### DATASET SECTION
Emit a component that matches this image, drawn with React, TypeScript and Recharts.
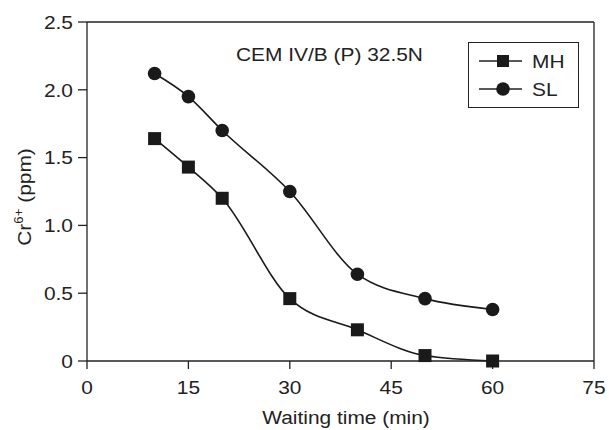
import React from 'react';
import { LineChart, Line, XAxis, YAxis, ReferenceLine, Label } from 'recharts';

const times = [10, 15, 20, 30, 40, 50, 60];
const mhValues = [1.64, 1.43, 1.2, 0.46, 0.23, 0.04, 0.0];
const slValues = [2.12, 1.95, 1.7, 1.25, 0.64, 0.46, 0.38];
const xTicks = [0, 15, 30, 45, 60, 75];
const yTicks = [0, 0.5, 1.0, 1.5, 2.0, 2.5];
const annotation = 'CEM IV/B (P) 32.5N';
const xTitle = 'Waiting time (min)';
const seriesNames = ['MH', 'SL'];

const data = times.map((t, i) => ({ t, MH: mhValues[i], SL: slValues[i] }));

const FONT = '"Liberation Sans", Arial, sans-serif';
const FS = 19;
const SX = 1.1;
const INK = '#222';

const SquareDot = (props: any) => {
  const { cx, cy } = props;
  if (cx == null || cy == null) return null;
  return <rect x={cx - 6.5} y={cy - 6.5} width={13} height={13} fill="#1a1a1a" />;
};
const CircleDot = (props: any) => {
  const { cx, cy } = props;
  if (cx == null || cy == null) return null;
  return <circle cx={cx} cy={cy} r={6.8} fill="#1a1a1a" />;
};

const XTick = (props: any) => {
  const { x, y, payload } = props;
  return (
    <g transform={`translate(${x},${394})`}>
      <text transform={`scale(${SX},1)`} textAnchor="middle" fontFamily={FONT} fontSize={FS} fill={INK}>
        {String(payload.value)}
      </text>
    </g>
  );
};

const YTick = (props: any) => {
  const { y, payload } = props;
  const v = payload.value as number;
  return (
    <g transform={`translate(${73},${y})`}>
      <text transform={`scale(${SX},1)`} textAnchor="end" dy="0.36em" fontFamily={FONT} fontSize={FS} fill={INK}>
        {v === 0 ? '0' : v.toFixed(1)}
      </text>
    </g>
  );
};

const LegendBox = () => (
  <div
    style={{
      position: 'absolute',
      left: 468,
      top: 42,
      border: '1.3px solid #222',
      width: 111,
      height: 66,
      boxSizing: 'border-box',
      background: '#fff',
    }}
  >
    <svg width={109} height={64} style={{ display: 'block' }}>
      <line x1={10} y1={18} x2={53} y2={18} stroke={INK} strokeWidth={1.5} />
      <rect x={28} y={12} width={12} height={12} fill="#1a1a1a" />
      <g transform="translate(63,25)">
        <text transform={`scale(${SX},1)`} fontFamily={FONT} fontSize={FS} fill={INK}>{seriesNames[0]}</text>
      </g>
      <line x1={10} y1={46} x2={53} y2={46} stroke={INK} strokeWidth={1.5} />
      <circle cx={34} cy={46} r={6.8} fill="#1a1a1a" />
      <g transform="translate(63,53)">
        <text transform={`scale(${SX},1)`} fontFamily={FONT} fontSize={FS} fill={INK}>{seriesNames[1]}</text>
      </g>
    </svg>
  </div>
);

const YLabel = () => {
  const x = 31;
  const cy = 197;
  return (
    <g transform={`translate(${x},${cy}) rotate(-90)`}>
      <text transform={`scale(${SX},1)`} textAnchor="middle" fontFamily={FONT} fontSize={FS} fill={INK}>
        Cr<tspan fontSize={12} dy={-8}>6+</tspan>
        <tspan dy={8}> (ppm)</tspan>
      </text>
    </g>
  );
};

const XLabel = () => (
  <g transform={`translate(${346},${424})`}>
    <text transform={`scale(${SX},1)`} textAnchor="middle" fontFamily={FONT} fontSize={FS} fill={INK}>
      {xTitle}
    </text>
  </g>
);

const Annotation = () => (
  <g transform={`translate(${236},${61})`}>
    <text transform={`scale(${SX},1)`} fontFamily={FONT} fontSize={FS} fill={INK}>
      {annotation}
    </text>
  </g>
);

export default function App() {
  return (
    <div style={{ position: 'absolute', left: 0, top: 0, width: 609, height: 430, background: '#fff' }}>
      <LineChart
        width={609}
        height={430}
        data={data}
        margin={{ top: 22, right: 15, bottom: 0, left: 0 }}
      >
        <XAxis
          dataKey="t"
          type="number"
          domain={[0, 75]}
          ticks={xTicks}
          tickLine={{ stroke: INK, strokeWidth: 1.3 }}
          axisLine={{ stroke: INK, strokeWidth: 1.3 }}
          tickSize={8}
          tick={<XTick />}
          interval={0}
          height={69}
        >
          <Label content={<XLabel />} />
        </XAxis>
        <YAxis
          type="number"
          domain={[0, 2.5]}
          ticks={yTicks}
          tickLine={{ stroke: INK, strokeWidth: 1.3 }}
          axisLine={{ stroke: INK, strokeWidth: 1.3 }}
          tickSize={9}
          tick={<YTick />}
          interval={0}
          width={87}
        >
          <Label content={<YLabel />} />
        </YAxis>
        <ReferenceLine y={2.5} stroke={INK} strokeWidth={1.3}>
          <Label content={<Annotation />} />
        </ReferenceLine>
        <ReferenceLine x={75} stroke={INK} strokeWidth={1.3} />
        <Line
          type="monotone"
          dataKey="MH"
          stroke="#1a1a1a"
          strokeWidth={1.6}
          dot={<SquareDot />}
          isAnimationActive={false}
        />
        <Line
          type="monotone"
          dataKey="SL"
          stroke="#1a1a1a"
          strokeWidth={1.6}
          dot={<CircleDot />}
          isAnimationActive={false}
        />
      </LineChart>
      <LegendBox />
    </div>
  );
}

### EXERCISE PROMPT
Copy every line of the material in which the word "React" occurs.

### TASK ANSWER
Emit a component that matches this image, drawn with React, TypeScript and Recharts.
import React from 'react';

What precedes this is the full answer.